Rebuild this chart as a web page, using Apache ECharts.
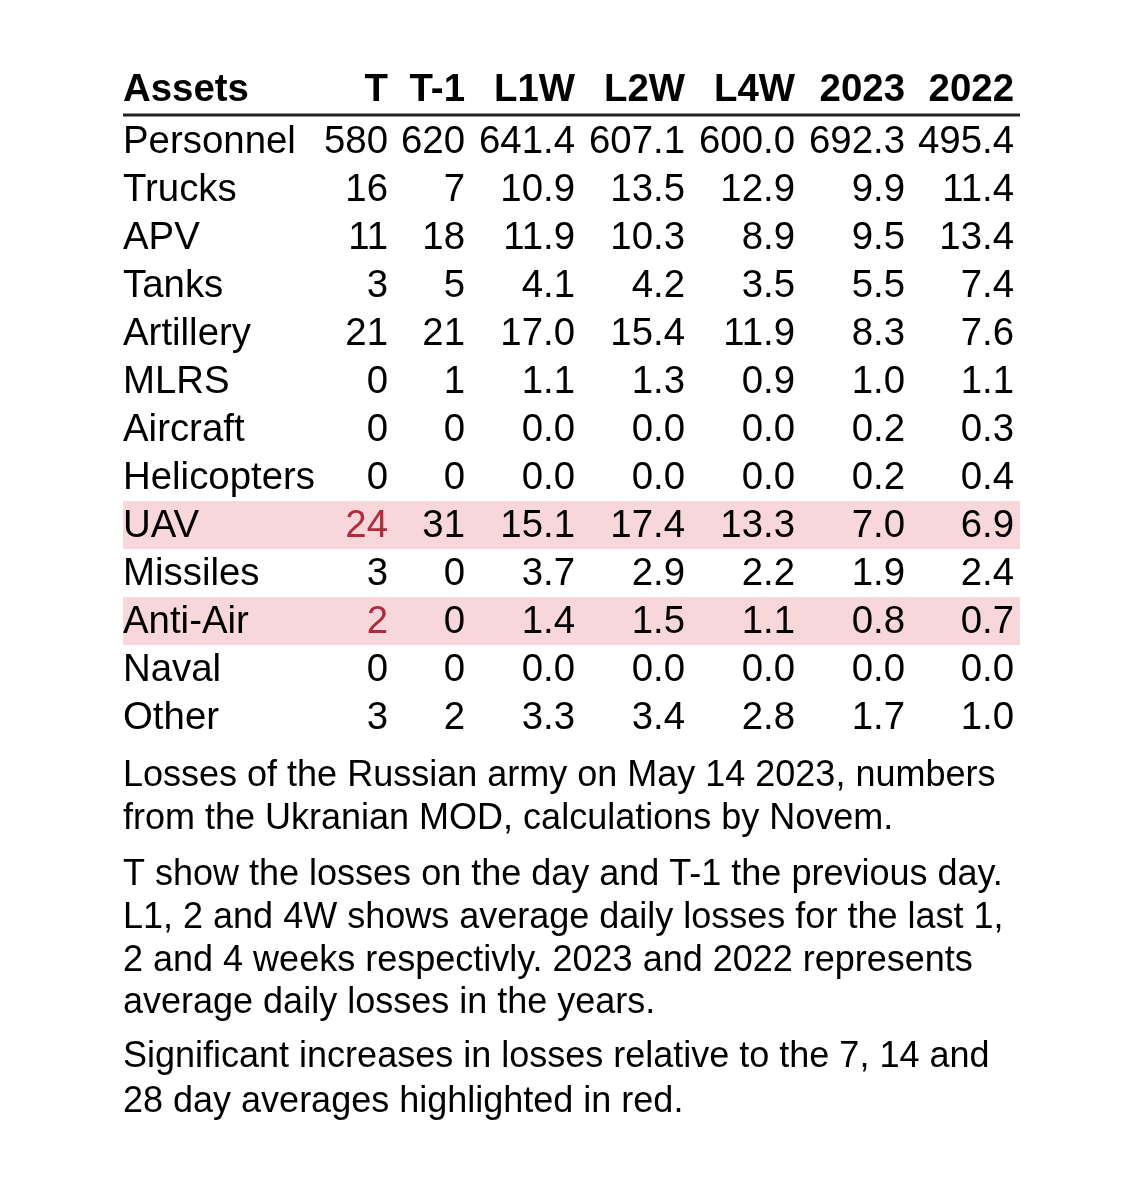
<!DOCTYPE html>
<html>
<head>
<meta charset="utf-8">
<script src="https://cdn.jsdelivr.net/npm/echarts@6/dist/echarts.min.js"></script>
<style>
html,body{margin:0;padding:0;background:#fff;}
#chart{width:1140px;height:1182px;}
</style>
</head>
<body>
<div id="chart"></div>
<script>
const columns = ['Assets', 'T', 'T-1', 'L1W', 'L2W', 'L4W', '2023', '2022'];
const assets = ['Personnel', 'Trucks', 'APV', 'Tanks', 'Artillery', 'MLRS', 'Aircraft', 'Helicopters', 'UAV', 'Missiles', 'Anti-Air', 'Naval', 'Other'];
const lossT   = [580, 16, 11, 3, 21, 0, 0, 0, 24, 3, 2, 0, 3];
const lossT1  = [620, 7, 18, 5, 21, 1, 0, 0, 31, 0, 0, 0, 2];
const avgL1W  = [641.4, 10.9, 11.9, 4.1, 17.0, 1.1, 0.0, 0.0, 15.1, 3.7, 1.4, 0.0, 3.3];
const avgL2W  = [607.1, 13.5, 10.3, 4.2, 15.4, 1.3, 0.0, 0.0, 17.4, 2.9, 1.5, 0.0, 3.4];
const avgL4W  = [600.0, 12.9, 8.9, 3.5, 11.9, 0.9, 0.0, 0.0, 13.3, 2.2, 1.1, 0.0, 2.8];
const avg2023 = [692.3, 9.9, 9.5, 5.5, 8.3, 1.0, 0.2, 0.2, 7.0, 1.9, 0.8, 0.0, 1.7];
const avg2022 = [495.4, 11.4, 13.4, 7.4, 7.6, 1.1, 0.3, 0.4, 6.9, 2.4, 0.7, 0.0, 1.0];
const highlightedRows = ['UAV', 'Anti-Air'];
const highlightedCells = [['UAV', 'T'], ['Anti-Air', 'T']];
const notes = [
  'Losses of the Russian army on May 14 2023, numbers\nfrom the Ukranian MOD, calculations by Novem.',
  'T show the losses on the day and T-1 the previous day.\nL1, 2 and 4W shows average daily losses for the last 1,\n2 and 4 weeks respectivly. 2023 and 2022 represents\naverage daily losses in the years.',
  'Significant increases in losses relative to the 7, 14 and\n28 day averages highlighted in red.'
];

// layout (not data)
const TABLE_W = 897;
const colRight = [0, 265, 342, 452, 562, 672, 782, 891];
const FONT = '"Liberation Sans", Arial, Helvetica, sans-serif';
const FS = 38.4;
const RED = '#b22a3b';
const PINK = '#f8d7da';

const valueCols = [lossT, lossT1, avgL1W, avgL2W, avgL4W, avg2023, avg2022];
const decimals = [0, 0, 1, 1, 1, 1, 1];

// cell data: [colIndex, rowIndex, text, isHeader, isRed]
const cells = [];
columns.forEach((c, ci) => cells.push([ci, -1, c, 1, 0]));
assets.forEach((a, ri) => {
  cells.push([0, ri, a, 0, 0]);
  valueCols.forEach((arr, k) => {
    const col = columns[k + 1];
    const red = highlightedCells.some(h => h[0] === a && h[1] === col) ? 1 : 0;
    cells.push([k + 1, ri, arr[ri].toFixed(decimals[k]), 0, red]);
  });
});
const bands = assets.map((a, ri) => [ri, highlightedRows.indexOf(a) >= 0 ? 1 : 0]).filter(d => d[1]);

const noteStyle = {fontFamily: FONT, fontSize: 36, fontWeight: 'normal', color: '#000'};

const chart = echarts.init(document.getElementById('chart'), null, {renderer: 'canvas'});
chart.setOption({
  backgroundColor: '#ffffff',
  animation: false,
  grid: {left: 123, top: 69, width: TABLE_W, height: 14 * 48},
  xAxis: {type: 'value', min: 0, max: TABLE_W, show: false},
  yAxis: {type: 'value', min: -1, max: 13, inverse: true, show: false},
  title: [
    {text: notes[0], left: 123, top: 755, padding: 0, textStyle: Object.assign({lineHeight: 42.5}, noteStyle)},
    {text: notes[1], left: 123, top: 854, padding: 0, textStyle: Object.assign({lineHeight: 42.7}, noteStyle)},
    {text: notes[2], left: 123, top: 1035, padding: 0, textStyle: Object.assign({lineHeight: 45}, noteStyle)}
  ],
  series: [
    {
      type: 'custom',
      data: bands,
      renderItem: function (params, api) {
        const r = api.value(0);
        const p0 = api.coord([0, r]);
        const p1 = api.coord([TABLE_W, r + 1]);
        return {type: 'rect', shape: {x: p0[0], y: p0[1], width: p1[0] - p0[0], height: p1[1] - p0[1]}, style: {fill: PINK}};
      },
      z: 1
    },
    {
      type: 'custom',
      data: [[0]],
      renderItem: function (params, api) {
        const p0 = api.coord([0, 0]);
        const p1 = api.coord([TABLE_W, 0]);
        return {type: 'line', shape: {x1: p0[0], y1: p0[1] - 2, x2: p1[0], y2: p1[1] - 2}, style: {stroke: '#222', lineWidth: 3}};
      },
      z: 2
    },
    {
      type: 'custom',
      data: cells,
      renderItem: function (params, api) {
        const ci = api.value(0);
        const ri = api.value(1);
        const text = cells[params.dataIndex][2];
        const header = cells[params.dataIndex][3];
        const red = cells[params.dataIndex][4];
        const p = api.coord([colRight[ci], ri + 0.5]);
        return {
          type: 'text',
          style: {
            text: text,
            x: p[0],
            y: p[1] + (header ? -3 : 1),
            align: ci === 0 ? 'left' : 'right',
            verticalAlign: 'middle',
            font: (header ? 'bold ' : '') + FS + 'px ' + FONT,
            fill: red ? RED : '#000'
          }
        };
      },
      z: 3
    }
  ]
});
</script>
</body>
</html>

▬▬▬▬▬▬

• _Task to carry out_
Would you return the data exactly as written, without the pictures?

• _Answer to this problem_
Rebuild this chart as a web page, using Apache ECharts.
<!DOCTYPE html>
<html>
<head>
<meta charset="utf-8">
<script src="https://cdn.jsdelivr.net/npm/echarts@6/dist/echarts.min.js"></script>
<style>
html,body{margin:0;padding:0;background:#fff;}
#chart{width:1140px;height:1182px;}
</style>
</head>
<body>
<div id="chart"></div>
<script>
const columns = ['Assets', 'T', 'T-1', 'L1W', 'L2W', 'L4W', '2023', '2022'];
const assets = ['Personnel', 'Trucks', 'APV', 'Tanks', 'Artillery', 'MLRS', 'Aircraft', 'Helicopters', 'UAV', 'Missiles', 'Anti-Air', 'Naval', 'Other'];
const lossT   = [580, 16, 11, 3, 21, 0, 0, 0, 24, 3, 2, 0, 3];
const lossT1  = [620, 7, 18, 5, 21, 1, 0, 0, 31, 0, 0, 0, 2];
const avgL1W  = [641.4, 10.9, 11.9, 4.1, 17.0, 1.1, 0.0, 0.0, 15.1, 3.7, 1.4, 0.0, 3.3];
const avgL2W  = [607.1, 13.5, 10.3, 4.2, 15.4, 1.3, 0.0, 0.0, 17.4, 2.9, 1.5, 0.0, 3.4];
const avgL4W  = [600.0, 12.9, 8.9, 3.5, 11.9, 0.9, 0.0, 0.0, 13.3, 2.2, 1.1, 0.0, 2.8];
const avg2023 = [692.3, 9.9, 9.5, 5.5, 8.3, 1.0, 0.2, 0.2, 7.0, 1.9, 0.8, 0.0, 1.7];
const avg2022 = [495.4, 11.4, 13.4, 7.4, 7.6, 1.1, 0.3, 0.4, 6.9, 2.4, 0.7, 0.0, 1.0];
const highlightedRows = ['UAV', 'Anti-Air'];
const highlightedCells = [['UAV', 'T'], ['Anti-Air', 'T']];
const notes = [
  'Losses of the Russian army on May 14 2023, numbers\nfrom the Ukranian MOD, calculations by Novem.',
  'T show the losses on the day and T-1 the previous day.\nL1, 2 and 4W shows average daily losses for the last 1,\n2 and 4 weeks respectivly. 2023 and 2022 represents\naverage daily losses in the years.',
  'Significant increases in losses relative to the 7, 14 and\n28 day averages highlighted in red.'
];

// layout (not data)
const TABLE_W = 897;
const colRight = [0, 265, 342, 452, 562, 672, 782, 891];
const FONT = '"Liberation Sans", Arial, Helvetica, sans-serif';
const FS = 38.4;
const RED = '#b22a3b';
const PINK = '#f8d7da';

const valueCols = [lossT, lossT1, avgL1W, avgL2W, avgL4W, avg2023, avg2022];
const decimals = [0, 0, 1, 1, 1, 1, 1];

// cell data: [colIndex, rowIndex, text, isHeader, isRed]
const cells = [];
columns.forEach((c, ci) => cells.push([ci, -1, c, 1, 0]));
assets.forEach((a, ri) => {
  cells.push([0, ri, a, 0, 0]);
  valueCols.forEach((arr, k) => {
    const col = columns[k + 1];
    const red = highlightedCells.some(h => h[0] === a && h[1] === col) ? 1 : 0;
    cells.push([k + 1, ri, arr[ri].toFixed(decimals[k]), 0, red]);
  });
});
const bands = assets.map((a, ri) => [ri, highlightedRows.indexOf(a) >= 0 ? 1 : 0]).filter(d => d[1]);

const noteStyle = {fontFamily: FONT, fontSize: 36, fontWeight: 'normal', color: '#000'};

const chart = echarts.init(document.getElementById('chart'), null, {renderer: 'canvas'});
chart.setOption({
  backgroundColor: '#ffffff',
  animation: false,
  grid: {left: 123, top: 69, width: TABLE_W, height: 14 * 48},
  xAxis: {type: 'value', min: 0, max: TABLE_W, show: false},
  yAxis: {type: 'value', min: -1, max: 13, inverse: true, show: false},
  title: [
    {text: notes[0], left: 123, top: 755, padding: 0, textStyle: Object.assign({lineHeight: 42.5}, noteStyle)},
    {text: notes[1], left: 123, top: 854, padding: 0, textStyle: Object.assign({lineHeight: 42.7}, noteStyle)},
    {text: notes[2], left: 123, top: 1035, padding: 0, textStyle: Object.assign({lineHeight: 45}, noteStyle)}
  ],
  series: [
    {
      type: 'custom',
      data: bands,
      renderItem: function (params, api) {
        const r = api.value(0);
        const p0 = api.coord([0, r]);
        const p1 = api.coord([TABLE_W, r + 1]);
        return {type: 'rect', shape: {x: p0[0], y: p0[1], width: p1[0] - p0[0], height: p1[1] - p0[1]}, style: {fill: PINK}};
      },
      z: 1
    },
    {
      type: 'custom',
      data: [[0]],
      renderItem: function (params, api) {
        const p0 = api.coord([0, 0]);
        const p1 = api.coord([TABLE_W, 0]);
        return {type: 'line', shape: {x1: p0[0], y1: p0[1] - 2, x2: p1[0], y2: p1[1] - 2}, style: {stroke: '#222', lineWidth: 3}};
      },
      z: 2
    },
    {
      type: 'custom',
      data: cells,
      renderItem: function (params, api) {
        const ci = api.value(0);
        const ri = api.value(1);
        const text = cells[params.dataIndex][2];
        const header = cells[params.dataIndex][3];
        const red = cells[params.dataIndex][4];
        const p = api.coord([colRight[ci], ri + 0.5]);
        return {
          type: 'text',
          style: {
            text: text,
            x: p[0],
            y: p[1] + (header ? -3 : 1),
            align: ci === 0 ? 'left' : 'right',
            verticalAlign: 'middle',
            font: (header ? 'bold ' : '') + FS + 'px ' + FONT,
            fill: red ? RED : '#000'
          }
        };
      },
      z: 3
    }
  ]
});
</script>
</body>
</html>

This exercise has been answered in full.